QUOTE(Evil Scorpio @ Apr 19 2013, 13:21)

I doubt HDDs or SSDs will work for a decade nowadays. The bigger they get - the shorter they live.
Late post buuuuut I just had to..
First of that's not "really" true, when it comes to HDD.
Remember in the 90's all the jokes about hdd's crashing?
Heck Apple even made commercials based on that exact thing.
Mainly (I would guess) was because it was too expensive and wasn't just possible to sell enterprise HDD targeted towards the average PC (those enterprise HDD were huge and quite dangerous too since it used gas).
HDD these days are more stable than ever before due to size reduction and of course due to S-ATA (I'm sure there are 8193741934 other reasons too I'm not including).

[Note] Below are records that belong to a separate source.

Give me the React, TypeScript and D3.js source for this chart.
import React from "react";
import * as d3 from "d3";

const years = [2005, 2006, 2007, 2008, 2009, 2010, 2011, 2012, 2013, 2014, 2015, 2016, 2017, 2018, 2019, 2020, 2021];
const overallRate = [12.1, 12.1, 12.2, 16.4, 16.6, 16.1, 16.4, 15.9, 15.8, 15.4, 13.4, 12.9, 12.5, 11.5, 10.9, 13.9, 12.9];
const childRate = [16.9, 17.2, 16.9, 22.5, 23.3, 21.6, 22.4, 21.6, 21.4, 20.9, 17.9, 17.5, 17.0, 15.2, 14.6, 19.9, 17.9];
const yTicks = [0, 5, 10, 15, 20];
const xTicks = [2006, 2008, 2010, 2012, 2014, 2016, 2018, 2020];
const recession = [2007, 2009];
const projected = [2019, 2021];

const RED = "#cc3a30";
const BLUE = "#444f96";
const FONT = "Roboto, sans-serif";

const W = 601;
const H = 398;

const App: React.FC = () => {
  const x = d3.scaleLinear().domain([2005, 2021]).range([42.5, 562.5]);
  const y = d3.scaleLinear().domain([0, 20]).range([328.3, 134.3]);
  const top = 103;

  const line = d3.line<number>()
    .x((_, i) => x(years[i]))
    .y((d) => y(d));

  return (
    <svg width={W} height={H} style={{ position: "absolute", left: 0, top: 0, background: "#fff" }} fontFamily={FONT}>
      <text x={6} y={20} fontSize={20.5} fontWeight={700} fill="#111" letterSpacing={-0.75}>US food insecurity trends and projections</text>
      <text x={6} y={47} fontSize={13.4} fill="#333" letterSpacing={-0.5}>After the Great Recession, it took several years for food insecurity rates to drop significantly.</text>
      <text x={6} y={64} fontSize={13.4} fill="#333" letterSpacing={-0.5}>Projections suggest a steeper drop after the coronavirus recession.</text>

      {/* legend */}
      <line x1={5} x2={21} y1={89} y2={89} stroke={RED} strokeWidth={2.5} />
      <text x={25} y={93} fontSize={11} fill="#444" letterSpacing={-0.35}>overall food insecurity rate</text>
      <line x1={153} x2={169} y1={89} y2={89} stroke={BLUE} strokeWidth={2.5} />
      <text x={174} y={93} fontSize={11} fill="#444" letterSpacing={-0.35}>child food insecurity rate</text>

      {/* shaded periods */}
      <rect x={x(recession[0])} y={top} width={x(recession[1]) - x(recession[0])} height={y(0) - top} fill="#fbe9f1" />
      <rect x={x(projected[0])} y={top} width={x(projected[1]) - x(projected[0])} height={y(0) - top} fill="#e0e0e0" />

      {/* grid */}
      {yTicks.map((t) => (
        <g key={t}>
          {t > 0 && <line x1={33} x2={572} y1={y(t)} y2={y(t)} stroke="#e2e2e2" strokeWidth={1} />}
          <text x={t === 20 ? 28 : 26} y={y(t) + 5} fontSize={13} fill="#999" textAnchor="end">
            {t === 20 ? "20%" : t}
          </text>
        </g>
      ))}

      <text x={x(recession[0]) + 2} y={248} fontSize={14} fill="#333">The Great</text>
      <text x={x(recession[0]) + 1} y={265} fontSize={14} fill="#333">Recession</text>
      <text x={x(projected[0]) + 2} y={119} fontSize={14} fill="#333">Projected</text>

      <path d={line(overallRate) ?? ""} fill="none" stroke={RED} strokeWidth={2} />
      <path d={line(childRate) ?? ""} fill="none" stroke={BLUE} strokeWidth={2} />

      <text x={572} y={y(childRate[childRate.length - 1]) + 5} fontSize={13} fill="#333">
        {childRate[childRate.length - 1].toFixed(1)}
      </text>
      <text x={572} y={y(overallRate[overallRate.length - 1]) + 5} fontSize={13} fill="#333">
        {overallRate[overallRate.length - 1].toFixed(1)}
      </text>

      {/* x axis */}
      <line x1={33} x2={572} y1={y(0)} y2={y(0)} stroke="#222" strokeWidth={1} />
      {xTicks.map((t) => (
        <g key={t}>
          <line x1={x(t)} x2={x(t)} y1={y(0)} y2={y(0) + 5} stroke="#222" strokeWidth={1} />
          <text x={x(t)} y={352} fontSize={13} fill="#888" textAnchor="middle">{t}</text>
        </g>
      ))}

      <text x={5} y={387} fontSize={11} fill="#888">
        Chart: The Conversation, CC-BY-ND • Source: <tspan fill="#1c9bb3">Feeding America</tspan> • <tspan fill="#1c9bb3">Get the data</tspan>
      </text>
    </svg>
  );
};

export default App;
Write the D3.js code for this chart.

But even then you CAN recover a clicking HDD quite easily if you got the right environment (no dust) and the right tools (which is why law enforcement can still image your drive even if you've burnt the disks).
So HDD might not be stable to run on and on for more than about.. 10-15 years these days but it sure as hell can hold that data forever.
And when it comes to SSD's the enterprise models right now can sustain at least 10 times more than of a normal HDD.
Heck the Intel SSD I got, could sustain 7GB
per day for about 75.37 Years.
And I've seen enterprise endurance checks lasting way longer than 100 years.
BUT that does not mean it's "stable enough" since the controller can still break or the firmware might be shit which can break the SSD and render it useless.
AND it does mean that the smaller the cells the quicker they burn up.
Besides we will soon have 3D optical data storage and when IBM finds the ultimate limit on how far the storage capacity can be set I doubt we will ever worry about stability.
Anyhow OpenBSD 5.3 got released and FreeBSD are now in top 20 on distrowatch.
Why haven't you celebrated yet the year of BSD?!